Source code of charts
◇ ◇ ◇ ◇ ◇ ◇ ◇
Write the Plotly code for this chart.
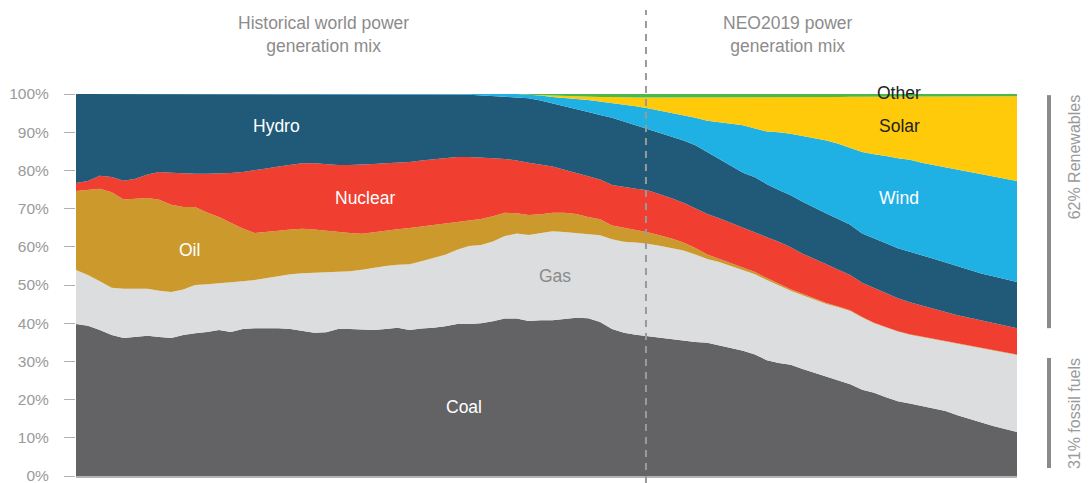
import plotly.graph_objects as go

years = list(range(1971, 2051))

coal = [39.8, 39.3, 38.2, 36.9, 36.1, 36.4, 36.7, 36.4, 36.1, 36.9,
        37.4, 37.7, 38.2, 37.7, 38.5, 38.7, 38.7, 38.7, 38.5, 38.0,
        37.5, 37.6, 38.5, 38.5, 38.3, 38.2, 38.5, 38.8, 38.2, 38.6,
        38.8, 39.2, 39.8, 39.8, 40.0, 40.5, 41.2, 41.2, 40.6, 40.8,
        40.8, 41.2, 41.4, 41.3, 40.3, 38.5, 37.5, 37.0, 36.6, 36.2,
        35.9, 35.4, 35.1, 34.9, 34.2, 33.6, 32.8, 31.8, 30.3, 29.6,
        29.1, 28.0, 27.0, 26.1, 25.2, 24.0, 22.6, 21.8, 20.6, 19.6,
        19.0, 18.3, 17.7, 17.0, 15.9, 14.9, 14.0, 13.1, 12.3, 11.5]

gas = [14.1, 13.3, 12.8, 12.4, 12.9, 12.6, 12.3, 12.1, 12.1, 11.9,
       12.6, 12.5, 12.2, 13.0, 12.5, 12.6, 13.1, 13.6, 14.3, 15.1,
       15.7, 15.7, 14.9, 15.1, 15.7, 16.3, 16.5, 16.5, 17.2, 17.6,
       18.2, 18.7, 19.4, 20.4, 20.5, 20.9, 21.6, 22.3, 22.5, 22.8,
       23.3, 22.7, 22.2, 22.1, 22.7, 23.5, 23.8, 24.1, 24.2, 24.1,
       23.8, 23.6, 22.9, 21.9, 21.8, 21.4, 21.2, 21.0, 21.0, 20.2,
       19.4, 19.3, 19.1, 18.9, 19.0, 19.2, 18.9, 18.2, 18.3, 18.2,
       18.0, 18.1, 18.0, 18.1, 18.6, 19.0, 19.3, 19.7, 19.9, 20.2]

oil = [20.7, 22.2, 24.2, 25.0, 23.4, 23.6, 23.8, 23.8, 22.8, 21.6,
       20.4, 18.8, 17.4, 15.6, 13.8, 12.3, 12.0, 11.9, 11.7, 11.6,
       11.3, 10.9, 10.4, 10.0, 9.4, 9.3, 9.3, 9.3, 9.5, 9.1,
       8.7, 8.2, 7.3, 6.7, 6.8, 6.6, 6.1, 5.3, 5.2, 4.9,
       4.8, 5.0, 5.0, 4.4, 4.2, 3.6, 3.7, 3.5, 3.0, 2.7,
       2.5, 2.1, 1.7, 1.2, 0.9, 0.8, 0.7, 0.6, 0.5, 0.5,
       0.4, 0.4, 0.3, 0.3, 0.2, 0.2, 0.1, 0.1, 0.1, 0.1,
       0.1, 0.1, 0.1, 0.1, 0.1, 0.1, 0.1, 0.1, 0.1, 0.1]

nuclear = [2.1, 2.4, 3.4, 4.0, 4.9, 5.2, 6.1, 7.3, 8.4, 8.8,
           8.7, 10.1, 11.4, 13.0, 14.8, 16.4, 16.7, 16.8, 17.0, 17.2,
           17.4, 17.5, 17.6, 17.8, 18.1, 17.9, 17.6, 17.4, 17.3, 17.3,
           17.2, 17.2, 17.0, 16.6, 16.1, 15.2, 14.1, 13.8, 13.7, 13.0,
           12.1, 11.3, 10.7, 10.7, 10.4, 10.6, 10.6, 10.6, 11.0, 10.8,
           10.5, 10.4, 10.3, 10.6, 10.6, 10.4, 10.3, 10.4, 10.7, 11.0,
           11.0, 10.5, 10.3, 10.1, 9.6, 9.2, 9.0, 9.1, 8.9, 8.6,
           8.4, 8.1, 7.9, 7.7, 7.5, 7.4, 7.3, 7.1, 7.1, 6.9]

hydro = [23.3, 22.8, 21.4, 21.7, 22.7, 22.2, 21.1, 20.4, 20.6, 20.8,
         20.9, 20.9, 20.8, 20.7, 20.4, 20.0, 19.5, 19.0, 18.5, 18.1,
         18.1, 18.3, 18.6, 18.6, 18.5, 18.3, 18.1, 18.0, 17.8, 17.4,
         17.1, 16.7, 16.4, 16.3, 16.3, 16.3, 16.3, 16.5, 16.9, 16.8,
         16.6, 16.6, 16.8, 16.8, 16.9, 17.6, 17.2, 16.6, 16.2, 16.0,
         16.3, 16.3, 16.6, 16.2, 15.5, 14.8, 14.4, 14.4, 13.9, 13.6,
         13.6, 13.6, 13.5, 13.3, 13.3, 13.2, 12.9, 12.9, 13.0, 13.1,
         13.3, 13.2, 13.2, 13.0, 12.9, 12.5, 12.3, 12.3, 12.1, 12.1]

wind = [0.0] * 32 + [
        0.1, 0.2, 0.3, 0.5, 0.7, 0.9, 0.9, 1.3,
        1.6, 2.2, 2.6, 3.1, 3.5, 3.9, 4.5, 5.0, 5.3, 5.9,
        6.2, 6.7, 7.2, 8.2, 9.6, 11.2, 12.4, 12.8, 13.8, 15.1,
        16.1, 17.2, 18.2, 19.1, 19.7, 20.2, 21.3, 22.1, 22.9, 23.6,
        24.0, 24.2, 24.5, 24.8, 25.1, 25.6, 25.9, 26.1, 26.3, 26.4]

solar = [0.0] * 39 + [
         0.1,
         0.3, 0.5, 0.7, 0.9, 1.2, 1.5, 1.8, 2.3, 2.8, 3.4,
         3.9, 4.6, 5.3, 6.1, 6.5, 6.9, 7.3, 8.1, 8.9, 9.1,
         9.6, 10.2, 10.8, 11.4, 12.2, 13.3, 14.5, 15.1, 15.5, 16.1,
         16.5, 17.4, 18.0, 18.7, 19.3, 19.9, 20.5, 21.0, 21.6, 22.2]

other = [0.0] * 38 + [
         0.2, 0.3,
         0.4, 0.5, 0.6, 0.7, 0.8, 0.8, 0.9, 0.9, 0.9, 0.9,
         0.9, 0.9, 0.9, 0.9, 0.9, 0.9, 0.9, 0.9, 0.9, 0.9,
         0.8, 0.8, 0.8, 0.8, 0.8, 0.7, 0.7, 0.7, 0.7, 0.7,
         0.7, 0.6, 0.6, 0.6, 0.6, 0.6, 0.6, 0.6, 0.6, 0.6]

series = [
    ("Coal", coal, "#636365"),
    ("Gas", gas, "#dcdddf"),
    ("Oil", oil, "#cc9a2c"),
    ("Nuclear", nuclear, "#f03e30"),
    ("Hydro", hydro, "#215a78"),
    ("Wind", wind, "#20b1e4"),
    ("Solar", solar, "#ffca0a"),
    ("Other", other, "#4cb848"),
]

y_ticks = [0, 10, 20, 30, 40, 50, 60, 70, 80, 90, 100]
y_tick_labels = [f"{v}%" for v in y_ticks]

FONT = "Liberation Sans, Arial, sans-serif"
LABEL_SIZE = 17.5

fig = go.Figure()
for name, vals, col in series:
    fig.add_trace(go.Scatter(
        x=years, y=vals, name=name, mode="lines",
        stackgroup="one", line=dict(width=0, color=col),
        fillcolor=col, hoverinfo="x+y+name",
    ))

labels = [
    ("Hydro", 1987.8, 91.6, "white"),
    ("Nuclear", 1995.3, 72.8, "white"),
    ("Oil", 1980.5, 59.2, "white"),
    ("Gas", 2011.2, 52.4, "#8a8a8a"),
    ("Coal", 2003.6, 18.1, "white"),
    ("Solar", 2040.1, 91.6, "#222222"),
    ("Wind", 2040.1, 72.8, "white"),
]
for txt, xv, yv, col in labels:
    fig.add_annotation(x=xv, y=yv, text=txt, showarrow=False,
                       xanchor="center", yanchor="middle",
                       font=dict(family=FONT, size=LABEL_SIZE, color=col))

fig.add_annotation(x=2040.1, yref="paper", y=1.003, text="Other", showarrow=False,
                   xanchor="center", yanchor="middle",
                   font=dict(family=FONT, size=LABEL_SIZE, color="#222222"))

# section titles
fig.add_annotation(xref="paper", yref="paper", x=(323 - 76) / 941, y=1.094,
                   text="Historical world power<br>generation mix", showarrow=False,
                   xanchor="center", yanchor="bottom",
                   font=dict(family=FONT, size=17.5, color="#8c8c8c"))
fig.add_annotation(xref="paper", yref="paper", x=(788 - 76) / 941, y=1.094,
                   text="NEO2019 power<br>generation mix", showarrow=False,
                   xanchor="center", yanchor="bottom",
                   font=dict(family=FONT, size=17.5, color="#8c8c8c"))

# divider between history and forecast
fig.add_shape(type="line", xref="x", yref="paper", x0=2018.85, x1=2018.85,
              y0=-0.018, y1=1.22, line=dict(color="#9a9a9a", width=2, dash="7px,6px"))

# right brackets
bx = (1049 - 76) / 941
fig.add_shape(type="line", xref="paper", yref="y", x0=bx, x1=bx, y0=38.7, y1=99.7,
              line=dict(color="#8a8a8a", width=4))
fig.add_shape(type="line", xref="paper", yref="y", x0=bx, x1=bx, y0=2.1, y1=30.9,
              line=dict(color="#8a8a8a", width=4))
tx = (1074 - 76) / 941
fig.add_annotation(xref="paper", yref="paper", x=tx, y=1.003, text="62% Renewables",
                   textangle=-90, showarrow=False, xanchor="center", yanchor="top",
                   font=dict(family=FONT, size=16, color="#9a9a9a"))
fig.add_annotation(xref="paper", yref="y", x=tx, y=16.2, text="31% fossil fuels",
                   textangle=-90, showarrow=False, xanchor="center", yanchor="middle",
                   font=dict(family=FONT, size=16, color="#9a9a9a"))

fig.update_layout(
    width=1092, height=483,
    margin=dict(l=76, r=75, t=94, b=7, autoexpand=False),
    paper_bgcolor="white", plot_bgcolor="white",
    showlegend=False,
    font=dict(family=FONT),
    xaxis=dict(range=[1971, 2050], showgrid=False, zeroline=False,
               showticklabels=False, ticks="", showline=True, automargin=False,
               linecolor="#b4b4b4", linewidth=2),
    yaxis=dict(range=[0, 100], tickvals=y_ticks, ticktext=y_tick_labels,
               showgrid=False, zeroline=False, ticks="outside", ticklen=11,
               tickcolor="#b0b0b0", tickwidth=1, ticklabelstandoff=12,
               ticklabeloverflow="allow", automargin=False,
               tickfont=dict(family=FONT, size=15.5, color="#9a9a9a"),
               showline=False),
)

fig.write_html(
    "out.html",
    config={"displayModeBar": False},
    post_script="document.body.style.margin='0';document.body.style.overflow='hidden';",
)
◇ ◇ ◇ ◇ ◇ ◇ ◇
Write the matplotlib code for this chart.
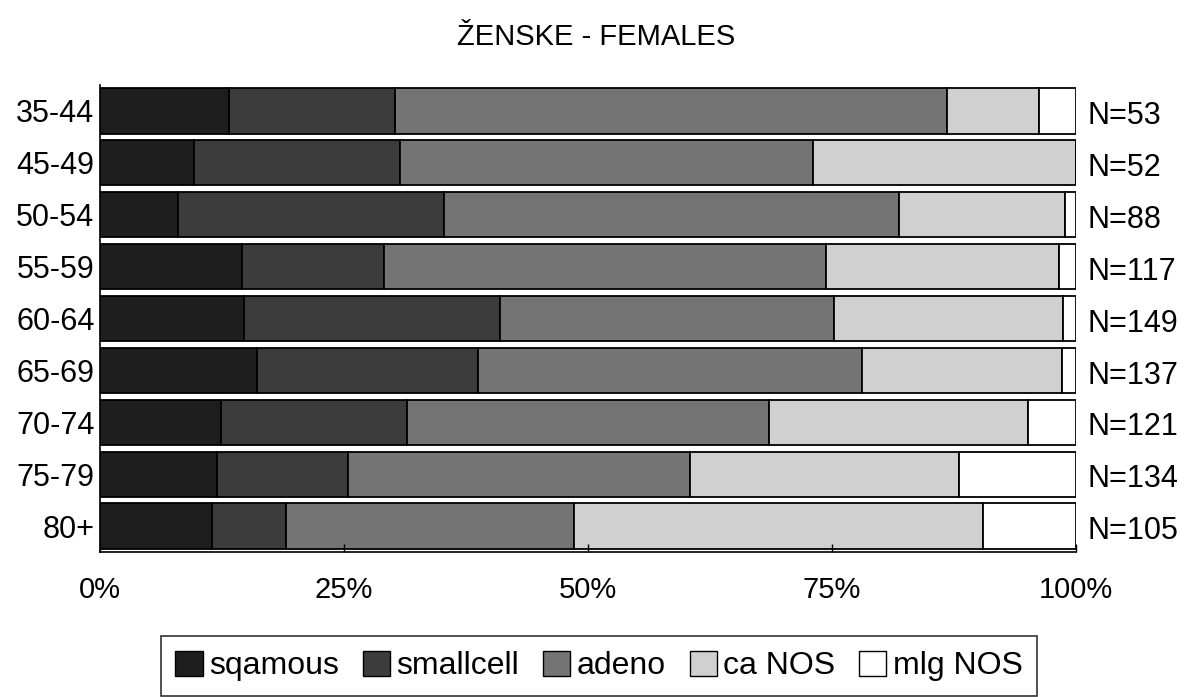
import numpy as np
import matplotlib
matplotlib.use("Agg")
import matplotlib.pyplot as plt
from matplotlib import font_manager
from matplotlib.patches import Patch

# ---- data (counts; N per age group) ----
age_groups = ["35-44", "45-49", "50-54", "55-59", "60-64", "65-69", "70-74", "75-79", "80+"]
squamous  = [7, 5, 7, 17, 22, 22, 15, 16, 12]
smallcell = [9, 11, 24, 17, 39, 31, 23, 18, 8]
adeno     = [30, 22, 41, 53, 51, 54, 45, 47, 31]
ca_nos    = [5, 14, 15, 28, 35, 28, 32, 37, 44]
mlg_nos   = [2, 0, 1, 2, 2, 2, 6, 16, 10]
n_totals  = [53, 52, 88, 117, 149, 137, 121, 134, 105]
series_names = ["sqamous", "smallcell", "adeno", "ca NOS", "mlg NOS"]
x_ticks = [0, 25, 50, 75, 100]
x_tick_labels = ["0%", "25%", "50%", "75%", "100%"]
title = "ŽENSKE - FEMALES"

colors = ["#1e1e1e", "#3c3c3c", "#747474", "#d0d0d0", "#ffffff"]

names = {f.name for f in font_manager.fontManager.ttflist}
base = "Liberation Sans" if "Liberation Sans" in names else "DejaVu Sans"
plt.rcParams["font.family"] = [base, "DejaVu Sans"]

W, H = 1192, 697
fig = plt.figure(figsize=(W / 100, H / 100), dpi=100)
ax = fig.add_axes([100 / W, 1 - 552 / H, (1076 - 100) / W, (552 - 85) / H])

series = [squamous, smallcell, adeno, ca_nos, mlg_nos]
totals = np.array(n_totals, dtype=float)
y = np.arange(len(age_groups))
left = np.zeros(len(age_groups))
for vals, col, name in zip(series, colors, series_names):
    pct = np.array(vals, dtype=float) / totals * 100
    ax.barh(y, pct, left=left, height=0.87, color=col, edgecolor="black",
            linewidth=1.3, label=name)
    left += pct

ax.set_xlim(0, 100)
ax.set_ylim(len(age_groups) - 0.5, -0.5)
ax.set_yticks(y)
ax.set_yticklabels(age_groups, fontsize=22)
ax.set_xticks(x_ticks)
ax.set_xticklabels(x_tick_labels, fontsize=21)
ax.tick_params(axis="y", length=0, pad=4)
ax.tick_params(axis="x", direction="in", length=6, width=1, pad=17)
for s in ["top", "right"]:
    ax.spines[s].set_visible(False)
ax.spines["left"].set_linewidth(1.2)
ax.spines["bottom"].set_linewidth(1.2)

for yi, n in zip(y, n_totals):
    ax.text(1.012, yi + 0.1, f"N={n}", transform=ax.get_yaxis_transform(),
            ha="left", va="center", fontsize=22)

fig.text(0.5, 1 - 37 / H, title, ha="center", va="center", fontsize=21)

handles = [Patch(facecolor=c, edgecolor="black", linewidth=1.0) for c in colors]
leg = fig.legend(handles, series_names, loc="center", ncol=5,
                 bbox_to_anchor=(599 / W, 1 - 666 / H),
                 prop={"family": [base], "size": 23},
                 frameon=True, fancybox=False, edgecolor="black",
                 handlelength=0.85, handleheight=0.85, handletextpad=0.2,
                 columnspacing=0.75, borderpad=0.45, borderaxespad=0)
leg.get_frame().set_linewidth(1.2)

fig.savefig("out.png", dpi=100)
◇ ◇ ◇ ◇ ◇ ◇ ◇
DIRECTIONS
From the records above, copy exactly the stretch from the line holding "Write the Plotly code for this chart." through the line holding "18.0, 18.1, 18.0, 18.1, 18.6, 19.0, 19.3, 19.7, 19.9, 20.2]", both ends included, without the pictures.

THE ANSWER
Write the Plotly code for this chart.
import plotly.graph_objects as go

years = list(range(1971, 2051))

coal = [39.8, 39.3, 38.2, 36.9, 36.1, 36.4, 36.7, 36.4, 36.1, 36.9,
        37.4, 37.7, 38.2, 37.7, 38.5, 38.7, 38.7, 38.7, 38.5, 38.0,
        37.5, 37.6, 38.5, 38.5, 38.3, 38.2, 38.5, 38.8, 38.2, 38.6,
        38.8, 39.2, 39.8, 39.8, 40.0, 40.5, 41.2, 41.2, 40.6, 40.8,
        40.8, 41.2, 41.4, 41.3, 40.3, 38.5, 37.5, 37.0, 36.6, 36.2,
        35.9, 35.4, 35.1, 34.9, 34.2, 33.6, 32.8, 31.8, 30.3, 29.6,
        29.1, 28.0, 27.0, 26.1, 25.2, 24.0, 22.6, 21.8, 20.6, 19.6,
        19.0, 18.3, 17.7, 17.0, 15.9, 14.9, 14.0, 13.1, 12.3, 11.5]

gas = [14.1, 13.3, 12.8, 12.4, 12.9, 12.6, 12.3, 12.1, 12.1, 11.9,
       12.6, 12.5, 12.2, 13.0, 12.5, 12.6, 13.1, 13.6, 14.3, 15.1,
       15.7, 15.7, 14.9, 15.1, 15.7, 16.3, 16.5, 16.5, 17.2, 17.6,
       18.2, 18.7, 19.4, 20.4, 20.5, 20.9, 21.6, 22.3, 22.5, 22.8,
       23.3, 22.7, 22.2, 22.1, 22.7, 23.5, 23.8, 24.1, 24.2, 24.1,
       23.8, 23.6, 22.9, 21.9, 21.8, 21.4, 21.2, 21.0, 21.0, 20.2,
       19.4, 19.3, 19.1, 18.9, 19.0, 19.2, 18.9, 18.2, 18.3, 18.2,
       18.0, 18.1, 18.0, 18.1, 18.6, 19.0, 19.3, 19.7, 19.9, 20.2]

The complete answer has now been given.